A sa sortie de prison, Zachary dit « Zac » retrouve sur le parking, avec une certaine déception, son éducatrice et non  sa mère. Pour ce gamin de 17 ans, pas de retour chez maman, mais au foyer dans lequel il a grandi, au quartier nord de Marseille. Aussitôt sorti les affaires reprennent, vente de shit, vol à l’étalage et visite chez les prostituées. Il tape dans l’oeil de Shéhérazade, malheureuse fille de joie qui suce son pouce entre deux passes. Elle accueille Zac enfui du foyer, dans la petite chambre insalubre qu’elle partage avec une collègue de la rue. Par motivation monétaire puis parce qu’il veut la protéger, Zac s’improvise proxénète, négocie les tarifs et déniche le client. Mais lorsqu’on s’approche de trop près de sa protégée, celui qui clamait « respecter les femmes mais pas les putes » perd les pédales et se retrouve mêlé à une dangereuse guerre de gangs.

Premier long métrage du prometteur Jean-Bernard Marlin (récompensé par l’Ours d’Or du court métrage pour La Fugue à Berlin), Shéhérazade est une immersion aussi belle que violente dans les nuits d’une jeunesse orpheline, à qui il ne reste que le crime pour subsister. Ni parent ni police n’ont les moyens (ou l’envie) de s’interposer entre les voyous, mais le cinéaste, lui, y parvient, en les dotant de sentiments suffisants à ce  qu’une autre vie leur soit possible.
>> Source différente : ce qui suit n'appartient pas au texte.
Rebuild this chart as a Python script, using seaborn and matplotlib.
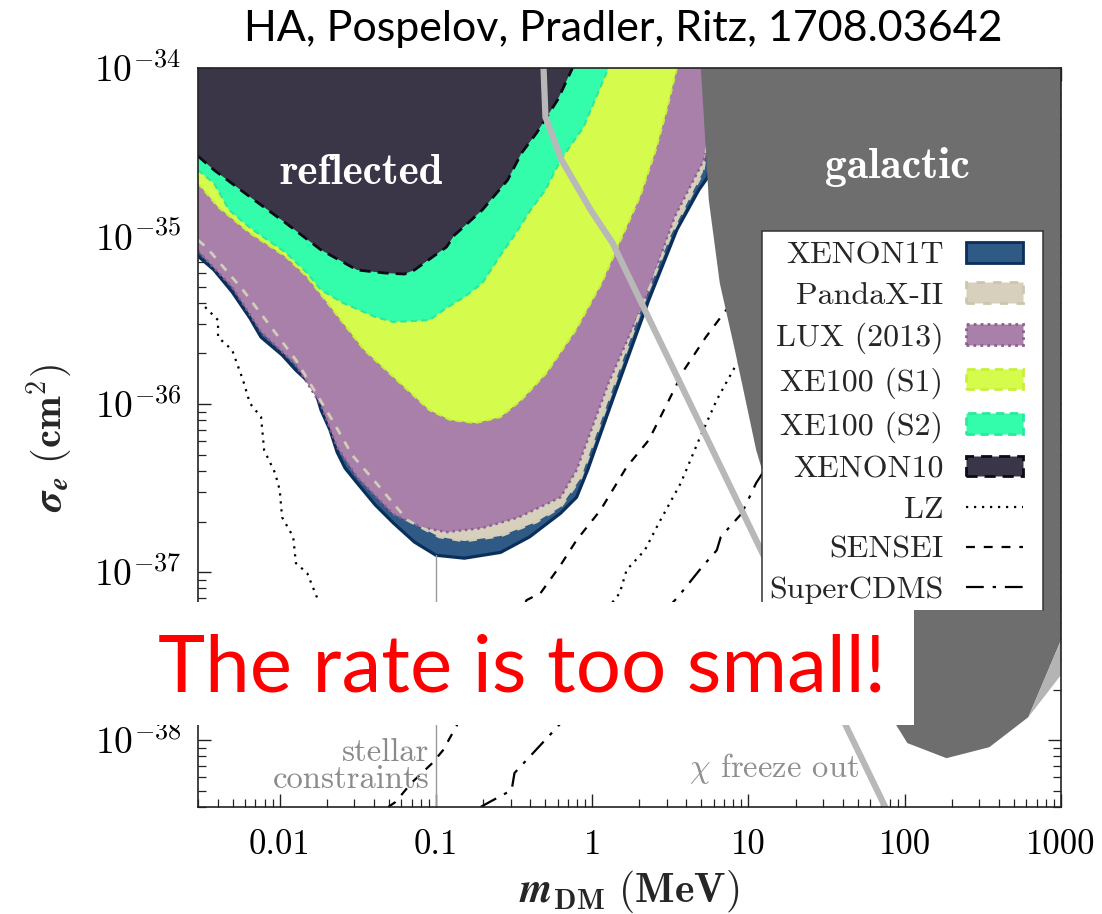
import matplotlib
matplotlib.use("Agg")
import matplotlib.pyplot as plt
import seaborn as sns
import pandas as pd
from matplotlib.patches import Rectangle, Patch
from matplotlib.lines import Line2D
from matplotlib.font_manager import FontProperties

# ---------------- data (m_DM in MeV, sigma_e in cm^2) ----------------
title_text = "HA, Pospelov, Pradler, Ritz, 1708.03642"
banner_text = "The rate is too small!"

xtick_vals = [0.01, 0.1, 1, 10, 100, 1000]
xtick_labels = ["0.01", "0.1", "1", "10", "100", "1000"]
ytick_vals = [1e-34, 1e-35, 1e-36, 1e-37, 1e-38]
ytick_labels = [r"$10^{-34}$", r"$10^{-35}$", r"$10^{-36}$", r"$10^{-37}$", r"$10^{-38}$"]

xenon10_m = [0.0030, 0.0038, 0.00645, 0.011, 0.0184, 0.0313, 0.0474, 0.0628, 0.0728, 0.1167,
             0.131, 0.198, 0.287, 0.353, 0.440, 0.488, 0.600, 0.748]
xenon10_s = [2.99e-35, 2.47e-35, 1.71e-35, 1.19e-35, 8.26e-36, 6.28e-36, 6.02e-36, 5.94e-36, 6.28e-36, 8.6e-36,
             1.01e-35, 1.43e-35, 2.15e-35, 3.12e-35, 4.1e-35, 4.77e-35, 6.45e-35, 1e-34]

xe100s2_m = [0.0030, 0.0038, 0.00474, 0.00645, 0.011, 0.015, 0.0184, 0.0255, 0.0409, 0.0534, 0.0908,
             0.1167, 0.152, 0.198, 0.259, 0.318, 0.403, 0.502, 0.627, 0.881, 1.27]
xe100s2_s = [2.47e-35, 2.06e-35, 1.43e-35, 1.12e-35, 7.93e-36, 6.02e-36, 4.77e-36, 3.99e-36, 3.30e-36, 3.08e-36, 3.16e-36,
             3.73e-36, 4.34e-36, 5.25e-36, 7.71e-36, 1.01e-35, 1.43e-35, 1.88e-35, 2.83e-35, 4.46e-35, 1e-34]

xe100s1_m = [0.0030, 0.00403, 0.00645, 0.011, 0.015, 0.0255, 0.0347, 0.0534, 0.0908, 0.124, 0.179,
             0.259, 0.353, 0.510, 0.784, 1.15, 1.52, 2.04, 2.55, 3.0, 3.48]
xe100s1_s = [2.06e-35, 1.49e-35, 1.04e-35, 7.5e-36, 5.70e-36, 3.03e-36, 2.10e-36, 1.45e-36, 9.2e-37, 8.03e-37, 7.71e-37,
             8.37e-37, 1.06e-36, 1.53e-36, 2.75e-36, 5.25e-36, 9.46e-36, 1.75e-35, 3.25e-35, 5.62e-35, 1e-34]

lux_m = [0.0030, 0.00496, 0.0076, 0.0127, 0.0184, 0.0233, 0.0313, 0.0534, 0.0805, 0.1167, 0.198,
         0.338, 0.627, 0.794, 1.27, 2.17, 3.37, 4.34, 5.18, 5.91, 6.46]
lux_s = [8.15e-36, 4.97e-36, 2.69e-36, 1.71e-36, 9.86e-37, 5.55e-37, 3.67e-37, 2.21e-37, 1.85e-37, 1.73e-37, 1.83e-37,
         2.12e-37, 2.79e-37, 4.05e-37, 1.33e-36, 4.16e-36, 1.30e-35, 2.06e-35, 2.83e-35, 5.62e-35, 1e-34]

pandax_m = [0.0030, 0.00343, 0.00582, 0.00881, 0.0127, 0.01663, 0.0217, 0.0291, 0.0409, 0.0656, 0.105, 0.152,
            0.259, 0.440, 0.627, 0.846, 1.24, 2.10, 3.18, 4.40, 5.11, 5.74, 6.27]
pandax_s = [9.46e-36, 8.49e-36, 4.77e-36, 2.87e-36, 1.83e-36, 1.21e-36, 8.03e-37, 4.97e-37, 3.44e-37, 2.04e-37, 1.62e-37, 1.53e-37,
            1.64e-37, 1.99e-37, 2.44e-37, 3.63e-37, 9.86e-37, 3.88e-36, 1.01e-35, 1.83e-35, 2.40e-35, 4.9e-35, 1e-34]

xenon1t_m = [0.0030, 0.0038, 0.00496, 0.00645, 0.0076, 0.01036, 0.0127, 0.01663, 0.0184, 0.0210, 0.0233, 0.0262,
             0.0313, 0.0409, 0.0534, 0.0728, 0.1, 0.152, 0.259, 0.397, 0.627, 0.794, 0.935, 1.35, 2.30, 3.48, 4.81,
             5.49, 6.18, 6.65]
xenon1t_s = [7.6e-36, 6.28e-36, 4.65e-36, 3.25e-36, 2.50e-36, 1.96e-36, 1.59e-36, 1.26e-36, 9.2e-37, 7.0e-37, 5.18e-37, 4.16e-37,
             3.39e-37, 2.51e-37, 1.96e-37, 1.51e-37, 1.26e-37, 1.21e-37, 1.31e-37, 1.62e-37, 2.24e-37, 2.79e-37, 4.05e-37,
             1.06e-36, 4.16e-36, 1.09e-35, 1.88e-35, 2.24e-35, 4.9e-35, 1e-34]

lz_m = [0.00333, 0.00403, 0.00403, 0.00496, 0.00582, 0.00645, 0.0076, 0.00795, 0.00935, 0.01, 0.01036, 0.0122,
        0.0127, 0.015, 0.0176, 0.0226, 0.0379, 0.124, 0.403, 0.846, 1.35, 1.50, 1.66, 2.17, 2.67, 3.69, 4.81,
        6.27, 8.18, 11.1]
lz_s = [3.78e-36, 3.16e-36, 2.50e-36, 2.10e-36, 1.39e-36, 1.01e-36, 8.37e-37, 5.32e-37, 3.88e-37, 3.08e-37, 2.12e-37, 1.62e-37,
        1.13e-37, 9.86e-38, 6.81e-38, 3.43e-38, 1.73e-38, 1.35e-38, 1.61e-38, 2.99e-38, 6.62e-38, 7.5e-38, 1.03e-37,
        1.35e-37, 1.96e-37, 3.39e-37, 6.1e-37, 1.06e-36, 1.66e-36, 2.24e-36]

sensei_m = [0.0495, 0.0550, 0.0695, 0.0948, 0.111, 0.131, 0.223, 0.380, 0.467, 0.627, 0.794, 1.13, 1.66,
            2.30, 2.67, 3.86, 5.33, 6.95, 9.12]
sensei_s = [4e-39, 4.28e-39, 5.55e-39, 7.3e-39, 8.71e-39, 1.15e-38, 2.79e-38, 6.81e-38, 7.5e-38, 1.10e-37, 1.55e-37,
            2.34e-37, 4.22e-37, 6.1e-37, 8.03e-37, 1.59e-36, 2.50e-36, 3.48e-36, 4.77e-36]

cdms_m = [0.193, 0.220, 0.305, 0.318, 0.574, 1.13, 3.53, 5.03, 6.27, 6.65, 9.07, 11.2, 14.6]
cdms_s = [4e-39, 4.28e-39, 5.04e-39, 6.37e-39, 1.15e-38, 2.28e-38, 7.1e-38, 1.07e-37, 1.35e-37, 1.62e-37,
          2.24e-37, 3.39e-37, 4.97e-37]

freeze_m = [0.488, 0.502, 0.637, 0.977, 1.35, 2.30, 75.0]
freeze_s = [1e-34, 5.1e-35, 2.83e-35, 1.43e-35, 9.08e-36, 3.25e-36, 4e-39]

galactic_m = [4.95, 5.18, 5.57, 6.55, 8.18, 10.1, 11.2, 12.4, 21.6, 52.6, 81.8, 88.1, 104, 185, 348, 618, 1000, 1000]
galactic_s = [1e-34, 5.1e-35, 1.64e-35, 5.25e-36, 2.10e-36, 8.37e-37, 5.32e-37, 3.88e-37, 1.18e-37, 3.43e-38,
              1.41e-38, 1.23e-38, 9.6e-39, 7.81e-39, 9.08e-39, 1.37e-38, 3.94e-38, 1e-34]
wedge_m = [618, 1000, 1000]
wedge_s = [1.37e-38, 3.94e-38, 2.44e-38]

stellar_m = [0.1, 0.1]
stellar_s = [4e-39, 1.26e-37]

x_lo, x_hi = 0.003, 1000
y_lo, y_hi = 4e-39, 1e-34

# ---------------- style ----------------
sns.set_theme(style="ticks")
plt.rcParams["font.family"] = ["DejaVu Sans"]
plt.rcParams["mathtext.fontset"] = "cm"
plt.rcParams["axes.linewidth"] = 1.2
plt.rcParams["axes.edgecolor"] = "#222222"

W, H, DPI = 1102, 914, 100
fig = plt.figure(figsize=(W / DPI, H / DPI), dpi=DPI)
fig.patch.set_facecolor("white")


def fx(px):
    return px / W


def fy(py):
    return 1 - py / H


ax = fig.add_axes([fx(198), fy(807), (1061 - 198) / W, (807 - 68) / H])
ax.set_facecolor("white")
ax.set_xscale("log")
ax.set_yscale("log")
ax.set_xlim(x_lo, x_hi)
ax.set_ylim(y_lo, y_hi)


def region(m, s, face, edge, ls, lw, z):
    ax.fill_between(m, s, y_hi, facecolor=face, edgecolor="none", linewidth=0, zorder=z)
    ax.plot(m, s, color=edge, ls=ls, lw=lw, zorder=z + 0.05)


region(xenon1t_m, xenon1t_s, "#2f5a85", "#0b2f5b", "-", 2.3, 1.0)
ax.fill_between(pandax_m, pandax_s, y_hi, facecolor="#d6d0bc", edgecolor="none", linewidth=0, zorder=1.2)
region(lux_m, lux_s, "#a880aa", "#8d5e93", (0, (1, 1.5)), 1.8, 1.4)
ax.plot(pandax_m, pandax_s, color="#d3ccb6", ls=(0, (3, 3)), lw=2.0, zorder=1.5)
region(xe100s1_m, xe100s1_s, "#d5fb4c", "#c8f03a", (0, (3, 2)), 1.5, 1.6)
region(xe100s2_m, xe100s2_s, "#33fdab", "#29ea9c", (0, (3, 2)), 1.5, 1.8)
region(xenon10_m, xenon10_s, "#3b3647", "#0c0c18", (0, (4, 2.5)), 2.0, 2.0)

# projection lines (seaborn)
lines_df = pd.concat([
    pd.DataFrame({"m": lz_m, "s": lz_s, "exp": "LZ"}),
    pd.DataFrame({"m": sensei_m, "s": sensei_s, "exp": "SENSEI"}),
    pd.DataFrame({"m": cdms_m, "s": cdms_s, "exp": "SuperCDMS"}),
])
styles = {"LZ": (0, (1, 2.6)), "SENSEI": (0, (4, 4)), "SuperCDMS": (0, (8, 4, 1.5, 4))}
for name, sub in lines_df.groupby("exp", sort=False):
    sns.lineplot(data=sub, x="m", y="s", ax=ax, sort=False, estimator=None, color="black",
                 linewidth=1.6, linestyle=styles[name], zorder=3)

sns.lineplot(x=stellar_m, y=stellar_s, ax=ax, sort=False, estimator=None, color="#9a9a9a", linewidth=1.0, zorder=2.5)

ax.fill(galactic_m, galactic_s, facecolor="#6e6e6e", edgecolor="none", zorder=4)
ax.fill(wedge_m, wedge_s, facecolor="#b4b4b4", edgecolor="none", zorder=4)

sns.lineplot(x=freeze_m, y=freeze_s, ax=ax, sort=False, estimator=None, color="#b8b8b8", linewidth=4.5, zorder=5)

ax.text(0.0333, 2.37e-35, "reflected", color="white", fontfamily="cmb10", fontsize=31,
        ha="center", va="center", zorder=6)
ax.text(89.3, 2.57e-35, "galactic", color="white", fontfamily="cmb10", fontsize=31.5,
        ha="center", va="center", zorder=6)
ax.text(0.0908, 7.0e-39, "stellar\nconstraints", color="#8a8a8a", fontfamily="cmr10", fontsize=23.5,
        ha="right", va="center", multialignment="right", linespacing=0.9, zorder=6)
ax.text(14.6, 6.8e-39, r"$\chi$ freeze out", color="#8f8f8f", fontfamily="cmr10", fontsize=23.5,
        ha="center", va="center", zorder=6)

# axes / ticks
ax.set_xticks(xtick_vals, labels=xtick_labels)
ax.set_yticks(ytick_vals, labels=ytick_labels)
for lab in ax.get_xticklabels():
    lab.set_fontfamily("cmr10")
    lab.set_fontsize(25)
for lab in ax.get_yticklabels():
    lab.set_fontsize(27)
ax.tick_params(which="both", direction="in", top=True, right=True, colors="#222222", labelcolor="black")
ax.tick_params(which="major", length=9.5, width=1.0)
ax.tick_params(axis="y", which="major", pad=12)
ax.tick_params(axis="x", which="major", pad=16)
ax.tick_params(which="minor", length=5.5, width=0.9)
for sp in ax.spines.values():
    sp.set_linewidth(1.2)
    sp.set_zorder(7)
ax.grid(False)

xl = ax.set_xlabel(r"$\mathbfit{m}_{\mathbf{DM}}\ \mathbf{(MeV)}$", fontsize=30, labelpad=5)
yl = ax.set_ylabel(r"$\mathbfit{\sigma}_{\mathbfit{e}}\ \mathbf{(cm^2)}$", fontsize=29, labelpad=14)
try:
    fig.canvas.draw()
except Exception:
    xl.set_text(r"$\mathbf{m_{DM}\ (MeV)}$")
    yl.set_text(r"$\mathbf{\sigma_e\ (cm^2)}$")

# legend background + frame (bottom edge hidden by the banner)
fig.patches.append(Rectangle((fx(762), fy(610)), (1043 - 762) / W, (610 - 231) / H,
                             transform=fig.transFigure, facecolor="white", edgecolor="none", zorder=1.5))
for xs, ys in [([762, 762], [231, 610]), ([762, 1043], [231, 231]), ([1043, 1043], [231, 610])]:
    fig.lines.append(Line2D([fx(v) for v in xs], [fy(v) for v in ys], transform=fig.transFigure,
                            color="#333333", lw=1.1, zorder=1.6))

# banner box
fig.patches.append(Rectangle((fx(150), fy(725)), (914 - 150) / W, (725 - 602) / H,
                             transform=fig.transFigure, facecolor="white", edgecolor="none", zorder=2))
fig.text(fx(522), fy(692), banner_text, color="#ff0000", fontfamily="Lato", fontsize=57.5,
         ha="center", va="baseline", zorder=3)

handles = [
    Patch(facecolor="#2f5a85", edgecolor="#0b2f5b", linewidth=2.0, linestyle="-"),
    Patch(facecolor="#d6d0bc", edgecolor="#cdc6ae", linewidth=2.0, linestyle=(0, (3, 3))),
    Patch(facecolor="#a880aa", edgecolor="#8d5e93", linewidth=2.0, linestyle=(0, (1, 1.5))),
    Patch(facecolor="#d5fb4c", edgecolor="#c8f03a", linewidth=2.0, linestyle=(0, (3, 2))),
    Patch(facecolor="#33fdab", edgecolor="#29ea9c", linewidth=2.0, linestyle=(0, (3, 2))),
    Patch(facecolor="#3b3647", edgecolor="#0c0c18", linewidth=2.0, linestyle=(0, (4, 2.5))),
    Line2D([], [], color="black", lw=1.6, ls=(0, (1, 2.6))),
    Line2D([], [], color="black", lw=1.6, ls=(0, (4, 4))),
    Line2D([], [], color="black", lw=1.6, ls=(0, (8, 4, 1.5, 4))),
]
labels = ["XENON1T", "PandaX-II", "LUX (2013)", "XE100 (S1)", "XE100 (S2)", "XENON10", "LZ", "SENSEI", "SuperCDMS"]
leg = fig.legend(handles, labels, loc="upper right", bbox_to_anchor=(fx(1023), fy(242)),
                 frameon=False, prop=FontProperties(family="cmr10", size=23), markerfirst=False,
                 handlelength=1.8, handleheight=0.62, handletextpad=0.69, labelspacing=0.40,
                 borderpad=0, borderaxespad=0)
leg.set_zorder(5)

fig.text(fx(623), fy(41), title_text, fontfamily="Lato", fontsize=31, ha="center", va="baseline", color="black")

fig.savefig("out.png", dpi=DPI, facecolor="white")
Love story en milieu hostile, documentaire sur les trafics de rue dans les méandres de Marseille, Shéhérazade se voit comme une fable non pas moralisatrice mais porteuse d’espoir, emmenée par des comédiens hallucinants (notamment Dylan Robert et Kenza Fortas) dont on devine qu’ils sont non professionnels et viennent eux aussi directement d’un trottoir ou d’un foyer.